YOUR OBJECTIVE - Skip all pictures, then copy the lines from the start of the data through the line with "const tubes = d3.range(1, 31);", keeping both ends.

DATASET EXTRACT -
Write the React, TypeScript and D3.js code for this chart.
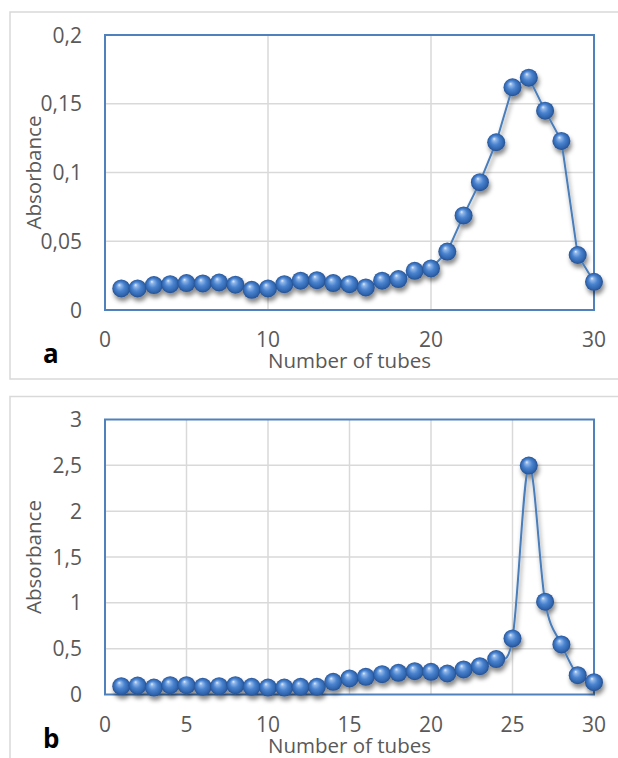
import React from 'react';
import * as d3 from 'd3';

const tubes = d3.range(1, 31);

const absorbanceA = [
    0.0157, 0.0157, 0.0181, 0.0188, 0.0196, 0.0193, 0.02, 0.0184, 0.0147, 0.0157,
    0.0188, 0.0213, 0.0217, 0.0196, 0.0188, 0.0164, 0.0213, 0.0225, 0.0285, 0.0302,
    0.0425, 0.0688, 0.093, 0.122, 0.162, 0.169, 0.145, 0.123, 0.04, 0.0205,
];

const absorbanceB = [
    0.091, 0.098, 0.076, 0.102, 0.102, 0.084, 0.091, 0.102, 0.084, 0.076,
    0.076, 0.084, 0.084, 0.138, 0.175, 0.193, 0.222, 0.237, 0.255, 0.248,
    0.229, 0.273, 0.309, 0.386, 0.612, 2.497, 1.012, 0.546, 0.211, 0.135,
];

const xTicksA = [0, 10, 20, 30];
const yTicksA = [0, 0.05, 0.1, 0.15, 0.2];
const xTicksB = [0, 5, 10, 15, 20, 25, 30];
const yTicksB = [0, 0.5, 1, 1.5, 2, 2.5, 3];

const FONT = '"Open Sans", sans-serif';
const fmt = v => String(v).replace('.', ',');

function Panel({ id, top, values, xTicks, yTicks, yMax, letter, smooth }) {
    const left = 105;
    const right = 594;
    const plotTop = top + 23;
    const plotBottom = top + 298;

    const x = d3.scaleLinear().domain([0, 30]).range([left, right]);
    const y = d3.scaleLinear().domain([0, yMax]).range([plotBottom, plotTop]);

    const line = d3
        .line()
        .x((d, i) => x(tubes[i]))
        .y(d => y(d))
        .curve(smooth ? d3.curveCardinal.tension(0) : d3.curveLinear);

    return (
        <g>
            <rect x={10} y={top} width={700} height={367} fill="#fff" stroke="#d9d9d9" strokeWidth={1.5} />
            {xTicks.slice(1, -1).map(t => (
                <line key={'gx' + t} x1={x(t)} x2={x(t)} y1={plotTop} y2={plotBottom} stroke="#d9d9d9" strokeWidth={1.5} />
            ))}
            {yTicks.slice(1, -1).map(t => (
                <line key={'gy' + t} x1={left} x2={right} y1={y(t)} y2={y(t)} stroke="#d9d9d9" strokeWidth={1.5} />
            ))}
            <rect x={left} y={plotTop} width={right - left} height={plotBottom - plotTop} fill="none" stroke="#4f81bd" strokeWidth={2} />

            {yTicks.map(t => (
                <text key={'ty' + t} x={82} y={y(t) + 7.5} textAnchor="end" fontFamily={FONT} fontSize={21} fill="#595959">
                    {fmt(t)}
                </text>
            ))}
            {xTicks.map(t => (
                <text key={'tx' + t} x={x(t)} y={plotBottom + 37} textAnchor="middle" fontFamily={FONT} fontSize={21} fill="#595959">
                    {fmt(t)}
                </text>
            ))}
            <text x={(left + right) / 2} y={plotBottom + 58} textAnchor="middle" fontFamily={FONT} fontSize={20.5} fill="#595959">
                Number of tubes
            </text>
            <text
                transform={`translate(41,${(plotTop + plotBottom) / 2}) rotate(-90)`}
                textAnchor="middle"
                fontFamily={FONT}
                fontSize={20.5}
                fill="#595959"
            >
                Absorbance
            </text>
            <text x={43} y={plotBottom + 53} fontFamily={FONT} fontSize={26} fontWeight="bold" fill="#000">
                {letter}
            </text>

            <g filter="url(#shadow)">
                <path d={line(values)} fill="none" stroke="#4a7ebb" strokeWidth={2} />
                {values.map((v, i) => (
                    <circle key={id + i} cx={x(tubes[i])} cy={y(v)} r={9} fill="url(#sphere)" />
                ))}
            </g>
        </g>
    );
}

export default function App() {
    return (
        <svg width={618} height={758} style={{ position: 'absolute', left: 0, top: 0 }}>
            <defs>
                <radialGradient id="sphere" cx="0.5" cy="0.5" r="0.5" fx="0.38" fy="0.3">
                    <stop offset="0%" stopColor="#e3eefb" />
                    <stop offset="18%" stopColor="#8fb6e9" />
                    <stop offset="50%" stopColor="#4a83cf" />
                    <stop offset="85%" stopColor="#2f64ad" />
                    <stop offset="100%" stopColor="#264f8f" />
                </radialGradient>
                <filter id="shadow" x="-10%" y="-10%" width="120%" height="130%">
                    <feDropShadow dx={1.5} dy={4} stdDeviation={2.2} floodColor="#000" floodOpacity={0.45} />
                </filter>
            </defs>
            <rect width={618} height={758} fill="#fff" />
            <Panel id="a" top={12} values={absorbanceA} xTicks={xTicksA} yTicks={yTicksA} yMax={0.2} letter="a" smooth={false} />
            <Panel id="b" top={396.5} values={absorbanceB} xTicks={xTicksB} yTicks={yTicksB} yMax={3} letter="b" smooth={true} />
        </svg>
    );
}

WRITTEN ANSWER -
Write the React, TypeScript and D3.js code for this chart.
import React from 'react';
import * as d3 from 'd3';

const tubes = d3.range(1, 31);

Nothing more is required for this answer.